07 August 2018

Review: Revolution by John Barber & Cullen Bunn and Fico Ossio

Comic PDF eBook, n. pag.
Published 2017 (contents: 2016)
Acquired January 2018

Read March 2018
Revolution

Written by John Barber & Cullen Bunn
Art by Fico Ossio
Colors by Sebastian Cheng
Letters by Tom B. Long

I believe I previously compared IDW's Dark Cybertron crossover to Crisis on Infinite Earths, but Revolution is the real Crisis on Infinite Earths analogue. Cosmic threat, disparate groups of heroes, big status quo changes. Revolution crosses Transformers over with a set of Hasbro-properties-turned-IDW-comics, some preexisting, some made into comics for this event: G.I. Joe, Rom, M.A.S.K., Micronauts, Action Man. I think that's all of them. When I first read Crisis, I had only a dim notion of the world in which it took place; I was a DC comics neophyte. That's not too dissimilar from my reading of Revolution-- I know IDW's Transformers very well at this point, but G.I. Joe only from previous Transformers crossovers, Action Man from the tragically truncated Saturday morning cartoon of 2000 to 2001, and the rest not at all-- yet Crisis worked for me while Revolution didn't.

You always know a character is The Girl One because they have a romantic history with half the male team members.
from Revolution #1

Part of this is intellectual and unfair. Crisis draws on its participants', well, conceptual weight. Historical weight? I dunno. You might not have actually read a Blue Beetle comic, but you know that Blue Beetle has a decades-long preexisting history when he turns up. You might not have read an Earth-3 story before, but you know that the Justice League has been there many times. And this even bleeds over into worlds newly established for Crisis, like Earth-6. But here, Rom and M.A.S.K. and Micronauts and Action Man... it's just like, why should I care? They were basically made up for this story, so seeing them in danger here has no effect. They have fifty days worth of history, not fifty years.

Literally no one else was worried about this, dude.
from Revolution #4

Related to this... these concepts don't seem all that good? Fifty years of evolution mean that every DC character to appear in Crisis had been refined and honed over the years. They were all good ideas... to some extent at least. But like M.A.S.K. is like Knight Rider times five or something? And Action Man is a man who is good at action? And the Micronauts are just small folks? Except they come from a universe where everything is small, so they're not really small in a meaningful way. Like, Transformers started out dumb, and still kind of is, but thirty years have allowed it to accrue some good concepts and ideas. I can't say the same for any of the other concepts here.

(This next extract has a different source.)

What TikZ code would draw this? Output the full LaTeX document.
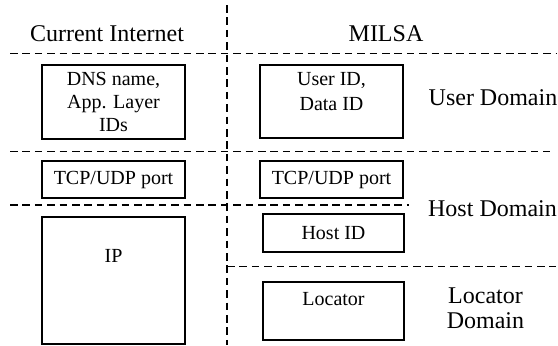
\documentclass[tikz,border=0pt]{standalone}
\usepackage{fontspec}
\setmainfont{Liberation Serif}
\usetikzlibrary{positioning}
\begin{document}
\begin{tikzpicture}
[x=0.5pt,y=-0.5pt,
layer box/.style={draw,line width=0.85pt,inner sep=0pt,align=center,font=\fontsize{10}{11.5}\selectfont},
box text/.style={inner sep=0pt,align=center,font=\fontsize{10}{12.5}\selectfont},
domain text/.style={align=center,font=\fontsize{12}{12.5}\selectfont},
divider/.style={line width=0.8pt,dash pattern=on 3.8pt off 2.4pt}]
\useasboundingbox (0,0) rectangle (558,345);
\draw[divider] (227,5) -- (227,345);
\draw[divider] (10,53.5) -- (556,53.5);
\draw[divider] (10,151.5) -- (550,151.5);
\draw[divider] (10,205) -- (409,205);
\draw[divider] (227,266.5) -- (556,266.5);
\node[domain text] (current) at (107,34) {Current Internet};
\node[domain text] (milsa) at (386,34) {MILSA};
\node[layer box,minimum width=71.5pt,minimum height=37pt] (dns) at (113.5,102) {DNS name,\\App. Layer\\IDs};
\node[layer box,minimum width=71.5pt,minimum height=36.5pt] (userid) at (331.5,101.5) {};
\node[box text,below=4pt of userid.north] (useridtext) {User ID,\\Data ID};
\node[domain text] (userdomain) at (493,98) {User Domain};
\node[layer box,minimum width=71.5pt,minimum height=18.75pt] (tcpleft) at (113.5,179.5) {TCP/UDP port};
\node[layer box,minimum width=71.5pt,minimum height=18.75pt] (tcpright) at (331.5,179.5) {TCP/UDP port};
\node[layer box,minimum width=70.5pt,minimum height=19pt] (hostid) at (333.5,233) {Host ID};
\node[domain text] (hostdomain) at (492.5,208.5) {Host Domain};
\node[layer box,minimum width=71.5pt,minimum height=63.5pt] (ip) at (113.5,280.5) {};
\node[box text,below=16.5pt of ip.north] (iptext) {IP};
\node[layer box,minimum width=70.5pt,minimum height=29pt] (locator) at (333.5,311) {};
\node[box text,below=5.5pt of locator.north] (locatortext) {Locator};
\node[domain text] (locatordomain) at (485.5,308.5) {Locator\\Domain};
\end{tikzpicture}
\end{document}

I do like how Soundwave seems to believe polite apologies make up for genocide. (This does seem to work for Transformers, judging by Megatron.)
from Revolution #5

Which leads me to my next point... Cullen Bunn and John Barber's story doesn't work on its own terms, either. It's a jumble of characters no one gives you a reason to care about. Like, M.A.S.K. supposedly has a moral dilemma when they realize Transformers are sapient, but their characterization is so flimsy, and the reasons so nonexistent, that you can't get interested in this dilemma. But if you don't care about that, all you've got left is people in super-cars... which is not interesting, and doesn't play to the strengths of the comics medium. Exactly who was doing what when with a magic space rock was another thing I could never really discern. Say what you will about the Anti-Monitor (and I have), but he provides Crisis with a focal point. Revolution is murky. What's at stake? I dunno.

If only I cared about you or your morality, Scarlett.
from Revolution #2

Fico Ossio is an above-average artist when it comes to drawing figures for IDW, but I found his panel-to-panel storytelling unclear at times.

Oh, gee, a character I don't care about has switched from one team I didn't care about to another team I don't care about! (I actually didn't even recognize her until the Transformers wiki clued me in.)
from Revolution #1

I shudder to think how this is going to negatively impact the IDW Transformers line, which has already (outside of More than Meets the Eye) been moving in a direction I don't care for. It has definitely solidified my plan to not pick up Optimus Prime. When the regular series resume, it'll be Lost Light and Till All Are One for me, and that's it.